As a senior resident his third year, he managed 13 RAs in a dorm of about 300 students. Then he got the job of being co-chair of the Housing and Residence Life Program this past year alongside Tyler Ambrose, whom he called his “better half.” They worked with the professional UVA staff, supervised 250 RAs and almost 7,000 students, and led the coordination of residence life programs.
“As co-chair, I’m looking at an organization I care about at a higher level,” Jaspers said as the academic year came to a close. He has appreciated the leadership experience and helping people do the best they can. When he sees some of his past residents now, he said, “It’s exciting to see how much they’ve grown.”
Pursuing Public Service Through Government
Jaspers, too, has grown and found ways to pursue public service. He interned for Rhode Island Gov. Gina Raimondo the summer of 2015 – not just to learn more about state politics, but also to give back, he said. That’s where he became interested in health care policy, helping develop the new governor’s health care innovation plan.
The next year, he worked at the federal level in Washington, D.C. in the Office of the Administrator of the Centers for Medicare and Medicaid Services, researching topics such as drug repayment reform and value-based payment models, among other duties.
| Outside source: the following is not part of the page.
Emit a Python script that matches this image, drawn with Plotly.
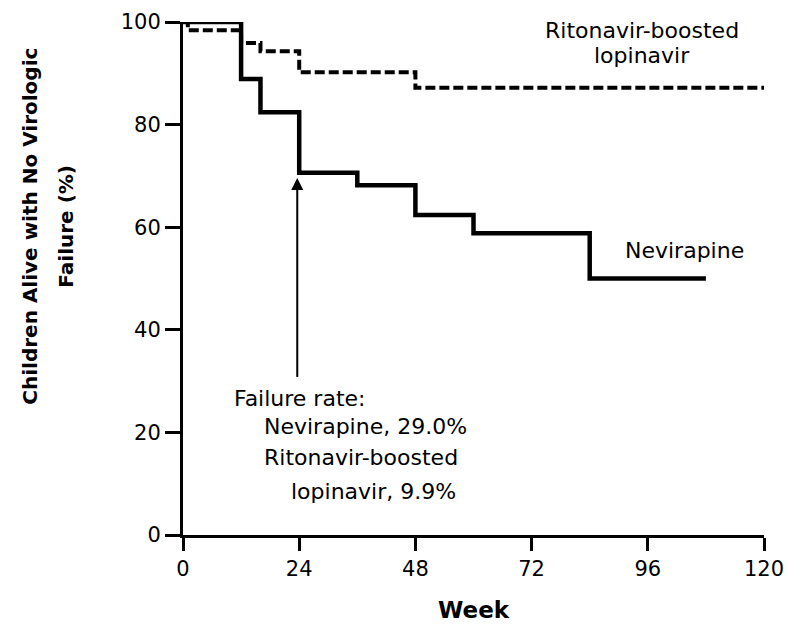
import plotly.graph_objects as go

# Kaplan-Meier style step data (week, % alive with no virologic failure)
nvp_weeks = [0, 12, 16, 24, 36, 48, 60, 84, 108]
nvp_surv = [100, 88.9, 82.4, 70.6, 68.2, 62.4, 58.8, 50.0, 50.0]
lpv_weeks = [0, 1, 12, 16, 24, 48, 120]
lpv_surv = [100, 98.4, 95.9, 94.3, 90.2, 87.2, 87.2]

x_ticks = [0, 24, 48, 72, 96, 120]
y_ticks = [0, 20, 40, 60, 80, 100]

FONT = "DejaVu Sans"

fig = go.Figure()
fig.add_trace(go.Scatter(x=lpv_weeks, y=lpv_surv, mode="lines", line_shape="hv",
                         line=dict(color="black", width=4, dash="10px,4px"),
                         cliponaxis=False, showlegend=False, hoverinfo="skip"))
fig.add_trace(go.Scatter(x=nvp_weeks, y=nvp_surv, mode="lines", line_shape="hv",
                         line=dict(color="black", width=4.5),
                         cliponaxis=False, showlegend=False, hoverinfo="skip"))

ann_font = dict(family=FONT, size=22, color="black")
annotations = [
    dict(x=94.7, y=98.3, text="Ritonavir-boosted", showarrow=False,
         xanchor="center", yanchor="middle", font=ann_font),
    dict(x=94.7, y=93.5, text="lopinavir", showarrow=False,
         xanchor="center", yanchor="middle", font=ann_font),
    dict(x=103.5, y=55.5, text="Nevirapine", showarrow=False,
         xanchor="center", yanchor="middle", font=ann_font),
    dict(x=10.1, y=26.6, text="Failure rate:", showarrow=False,
         xanchor="left", yanchor="middle", font=ann_font),
    dict(x=16.3, y=21.1, text="Nevirapine, 29.0%", showarrow=False,
         xanchor="left", yanchor="middle", font=ann_font),
    dict(x=16.3, y=15.1, text="Ritonavir-boosted", showarrow=False,
         xanchor="left", yanchor="middle", font=ann_font),
    dict(x=21.9, y=8.5, text="lopinavir, 9.9%", showarrow=False,
         xanchor="left", yanchor="middle", font=ann_font),
    # arrow
    dict(x=23.6, y=69.6, ax=23.6, ay=30.5, xref="x", yref="y", axref="x", ayref="y",
         text="", showarrow=True, arrowhead=2, arrowsize=1.2, arrowwidth=2,
         arrowcolor="black"),
    # axis titles
    dict(x=0, y=0.601, xref="paper", yref="paper", text="<b>Children Alive with No Virologic</b>",
         textangle=-90, showarrow=False, xanchor="center", yanchor="middle",
         xshift=-153, font=dict(family=FONT, size=20, color="black")),
    dict(x=0, y=0.601, xref="paper", yref="paper", text="<b>Failure (%)</b>",
         textangle=-90, showarrow=False, xanchor="center", yanchor="middle",
         xshift=-117, font=dict(family=FONT, size=20, color="black")),
    dict(x=0.5, y=0, xref="paper", yref="paper", text="<b>Week</b>", showarrow=False,
         xanchor="center", yanchor="middle", yshift=-75,
         font=dict(family=FONT, size=23, color="black")),
]

fig.update_layout(
    width=787, height=624,
    margin=dict(l=183, r=23, t=22, b=89, autoexpand=False),
    plot_bgcolor="white", paper_bgcolor="white",
    font=dict(family=FONT, size=21, color="black"),
    annotations=annotations,
    xaxis=dict(range=[0, 120], tickvals=x_ticks, ticktext=[str(v) for v in x_ticks],
               showgrid=False, zeroline=False, showline=True, linecolor="black",
               linewidth=3, ticks="outside", ticklen=13, tickwidth=3, tickcolor="black",
               automargin=False,
               tickfont=dict(family=FONT, size=21, color="black")),
    yaxis=dict(range=[0, 100], tickvals=y_ticks, ticktext=[str(v) for v in y_ticks],
               showgrid=False, zeroline=False, showline=True, linecolor="black",
               linewidth=3, ticks="outside", ticklen=15, tickwidth=3, tickcolor="black",
               automargin=False,
               tickfont=dict(family=FONT, size=21, color="black")),
)

fig.write_html("out.html")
“Drug spending consumes about a quarter of Medicare’s budget. It’s largely inflated and inefficient,” he said, adding, “The goal should be to decrease costs while improving people’s health.” Changing to a value-based incentive structure in which physicians get reimbursed for high-quality care, not volume of patients seen, is the future of the U.S. health care system, according to Jaspers.
He is putting that idea to work in his new job.
‘Aledade’ – Providing New Meaning for That Old Celestial Navigation Instrument
“I wanted to continue working in health care and learn through experience,” Jaspers said.
Last year, he started researching venture capitalist firms investing in high-quality, affordable health care and came across Aledade, a Series B startup that partners with primary care physicians to help them transition to a value-based payment model. Aledade describes itself as “a new model of primary care that enables physicians and other health care providers to deliver quality, personalized care to their patients; stay independent; and thrive by keeping people healthy.”
Specifically, it helps build health care groups into accountable care organizations. The company uses technology to improve the workflow of health care practices, emphasizing preventive care and lowering costs.
Jaspers interned with Aledade last summer and has continued to work remotely, researching solutions to improve quality and reduce costs of end-of-life care.
He will work on the provider networks team in Aledade’s Bethesda, Maryland headquarters, but the organization, founded in 2014, has more than 260 partnerships with health care practices in 18 states, serving more than 330,000 patients.
Bringing all his experience to bear, combined with his desire to help others, Jaspers will again challenge himself in this new job – by helping health care providers realign incentives to focus on value-based care, which he said is good for society.